▶ [Stated task]
Pictures aside, quote the whole listing exactly.

Figure scripts

====

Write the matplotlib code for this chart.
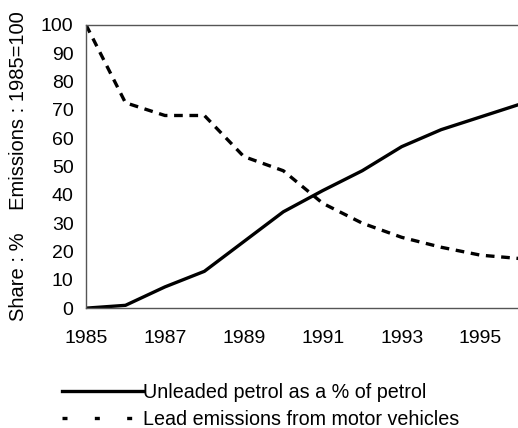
import matplotlib
matplotlib.use("Agg")
from matplotlib import pyplot as plt
from matplotlib.lines import Line2D

plt.rcParams['font.family'] = ['Liberation Sans', 'DejaVu Sans']

#%% DATA
years = [1985, 1986, 1987, 1988, 1989, 1990, 1991, 1992, 1993, 1994, 1995, 1996]
unleaded_share = [0, 1, 7.5, 13, 23.5, 34, 41.5, 48.5, 57, 63, 67.5, 72]
lead_emissions = [100, 72.5, 68, 68, 53.5, 48.5, 37, 30, 25, 21.5, 18.7, 17.5]
x_ticks = [1985, 1987, 1989, 1991, 1993, 1995]
y_ticks = [0, 10, 20, 30, 40, 50, 60, 70, 80, 90, 100]
label_solid = "Unleaded petrol as a % of petrol"
label_dashed = "Lead emissions from motor vehicles"
y_title = "Share : %    Emissions : 1985=100"

#%% PLOT
fig = plt.figure(figsize=(5.18, 4.28), dpi=100)
ax = fig.add_axes([0.166, 0.28, 0.838, 0.662])

ax.plot(years, unleaded_share, color='black', lw=2.4, solid_capstyle='butt')
ax.plot(years, lead_emissions, color='black', lw=2.4, dashes=(2.6, 2.0))

ax.set_xlim(1985, 1996)
ax.set_ylim(0, 100)
ax.set_xticks(x_ticks)
ax.set_yticks(y_ticks)
ax.tick_params(length=0, labelsize=14, pad=9)
ax.tick_params(axis='x', pad=16)
ax.set_ylabel(y_title, fontsize=14.5, labelpad=9)

for side in ['left', 'top', 'bottom']:
    ax.spines[side].set_color('#555555')
    ax.spines[side].set_linewidth(1.0)
ax.spines['right'].set_visible(False)

# legend below the chart
handles = [Line2D([], [], color='black', lw=2.4),
           Line2D([], [], color='black', lw=2.4, dashes=(1.5, 8.2))]
fig.legend(handles, [label_solid, label_dashed], loc='upper left',
           bbox_to_anchor=(0.12, 0.105), frameon=False, fontsize=14.2,
           handlelength=4.1, handletextpad=0.0, labelspacing=0.4,
           borderpad=0, borderaxespad=0)

plt.savefig('out.png', dpi=100)
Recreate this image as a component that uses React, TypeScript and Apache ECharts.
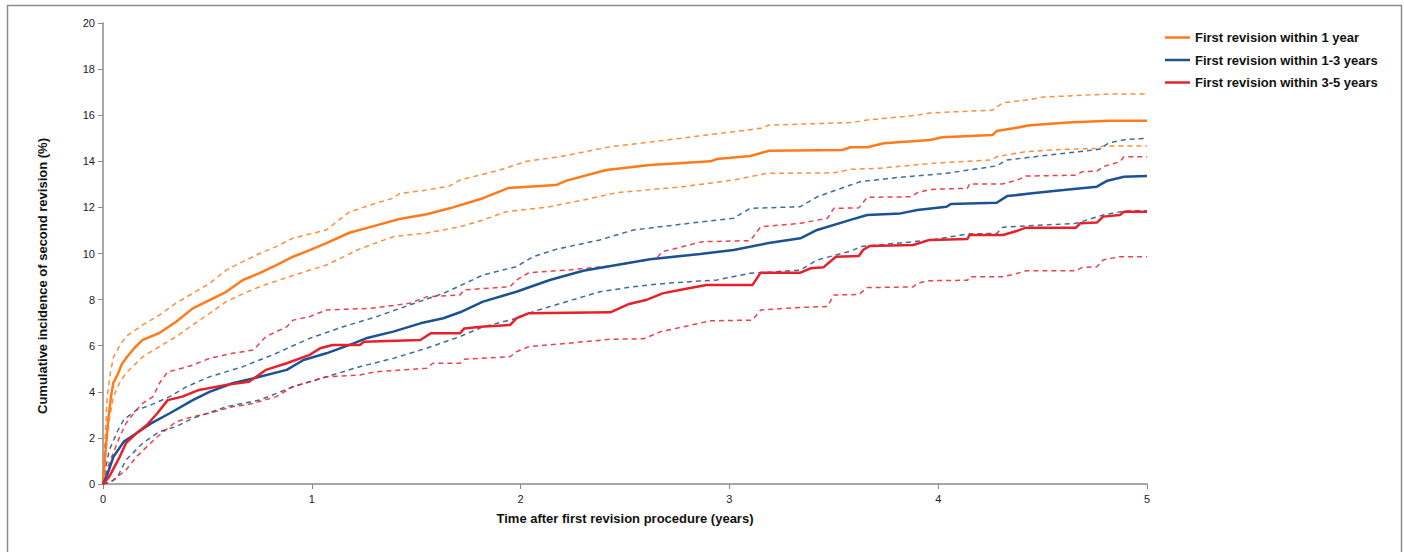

====

▶ [Exercise answer]
Write the matplotlib code for this chart.
import matplotlib
matplotlib.use("Agg")
from matplotlib import pyplot as plt
from matplotlib.lines import Line2D

plt.rcParams['font.family'] = ['Liberation Sans', 'DejaVu Sans']

#%% DATA
years = [1985, 1986, 1987, 1988, 1989, 1990, 1991, 1992, 1993, 1994, 1995, 1996]
unleaded_share = [0, 1, 7.5, 13, 23.5, 34, 41.5, 48.5, 57, 63, 67.5, 72]
lead_emissions = [100, 72.5, 68, 68, 53.5, 48.5, 37, 30, 25, 21.5, 18.7, 17.5]
x_ticks = [1985, 1987, 1989, 1991, 1993, 1995]
y_ticks = [0, 10, 20, 30, 40, 50, 60, 70, 80, 90, 100]
label_solid = "Unleaded petrol as a % of petrol"
label_dashed = "Lead emissions from motor vehicles"
y_title = "Share : %    Emissions : 1985=100"

#%% PLOT
fig = plt.figure(figsize=(5.18, 4.28), dpi=100)
ax = fig.add_axes([0.166, 0.28, 0.838, 0.662])

ax.plot(years, unleaded_share, color='black', lw=2.4, solid_capstyle='butt')
ax.plot(years, lead_emissions, color='black', lw=2.4, dashes=(2.6, 2.0))

ax.set_xlim(1985, 1996)
ax.set_ylim(0, 100)
ax.set_xticks(x_ticks)
ax.set_yticks(y_ticks)
ax.tick_params(length=0, labelsize=14, pad=9)
ax.tick_params(axis='x', pad=16)
ax.set_ylabel(y_title, fontsize=14.5, labelpad=9)

for side in ['left', 'top', 'bottom']:
    ax.spines[side].set_color('#555555')
    ax.spines[side].set_linewidth(1.0)
ax.spines['right'].set_visible(False)

# legend below the chart
handles = [Line2D([], [], color='black', lw=2.4),
           Line2D([], [], color='black', lw=2.4, dashes=(1.5, 8.2))]
fig.legend(handles, [label_solid, label_dashed], loc='upper left',
           bbox_to_anchor=(0.12, 0.105), frameon=False, fontsize=14.2,
           handlelength=4.1, handletextpad=0.0, labelspacing=0.4,
           borderpad=0, borderaxespad=0)

plt.savefig('out.png', dpi=100)
Recreate this image as a component that uses React, TypeScript and Apache ECharts.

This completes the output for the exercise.